Grafted or ungrafted ?

Many of the plants in the Grevillea Park are grafted. This is largely because many will only grow in our conditions if they are grafted onto a more hardy rootstock. Many of the brilliant plants from Western Australia and the Northern Territory simply would not survive on their own roots. So if you want  to grow some of these plants buy a grafted plant - it will be well worth the extra cost.

There are some plants that are almost impossible  to strike from cuttings and so this is another group of plants that are grafted. Grevillea Goliath and Grevillea Parakeet Pink are 2 examples of plants in the park that are grafted for this reason.

Another reason to graft is to create sensational standards. These plants can be seen around the park. More often than not a ground cover is grafted on a plant (Grevillea robusta) about 1.5-2 metres tall. The groundcover weeps down to the ground displaying its flowers and foliage in totally a different way.

However, most plants that we sell at the park, including the large tropical grevilleas such as Grevillea Bulli Beauty, Grevillea Kiama, and Grevillea Firesprite do not need to be grafted. If unsure just ask for advice!


Planting Out

A little care taken when planting out can help ensure the survival of your precious plants. When we plant at the park we take the following step;

  • dig a hole about twice as wide a little deeper than the pot
  • fill the hole with water and wait for it to drain away
  • add water crystals to the bottom of the hole
  • add a slow release native plant food such as Osmocote to the hole/soil to be used for backfilling
  • when planted the plant should be no deeper that the top of the soil level
  • mulch around the plant but leave a dish around the perimeter to collect water
  • water in the warmer months for the first 6 months

NB. If your soil is poorly drained you might consider planting above the soil level and building up the soil around the plant. Until the plant is established you may need to water a little more often in hot weather

If you have a wet site you might also use grevilleas that have been grafted onto Grevillea robusta as this is much more tolerate of these conditions.

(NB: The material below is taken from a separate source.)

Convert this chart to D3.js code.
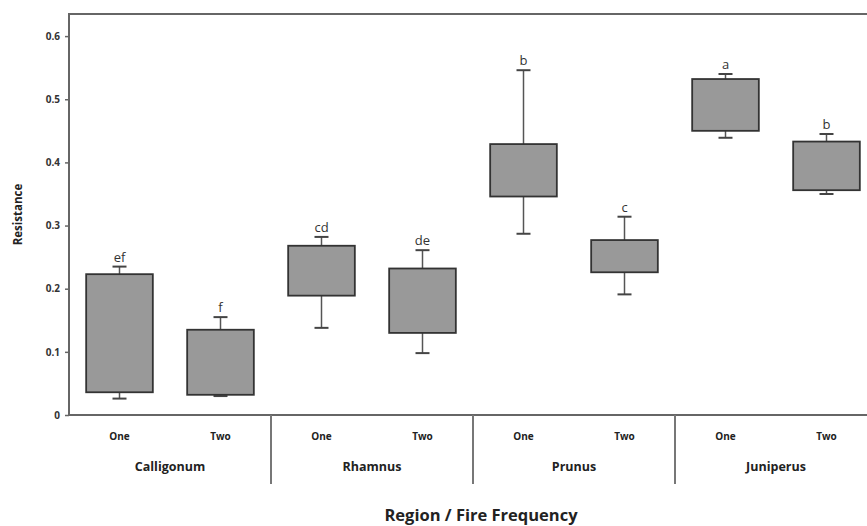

Deciding when to prune your Grevilleas can be  problematic at times because many are always in flower.

The large tropical flowered Grevilleas are usually cultivars and  can be pruned harder than most species plants. The best time to prune these is after their main flowering flush in Spring. You can safely take a third of the growth from the plants. Plants that have over a half of the growth removed also usually respond well. The message here is that you should prune the plants to the size you want. Pruning should result in a more lush plant and good flowering.

However if you wish to keep these tropical Grevilleas in flower all year you can dead head flowers and judiciously  prune wayward branches as you see them.

Species have specific flowering periods and it's best to give them just a light prune after flowering. Some will take occasional heavier pruning but it's always seek advice before being too heavy handed.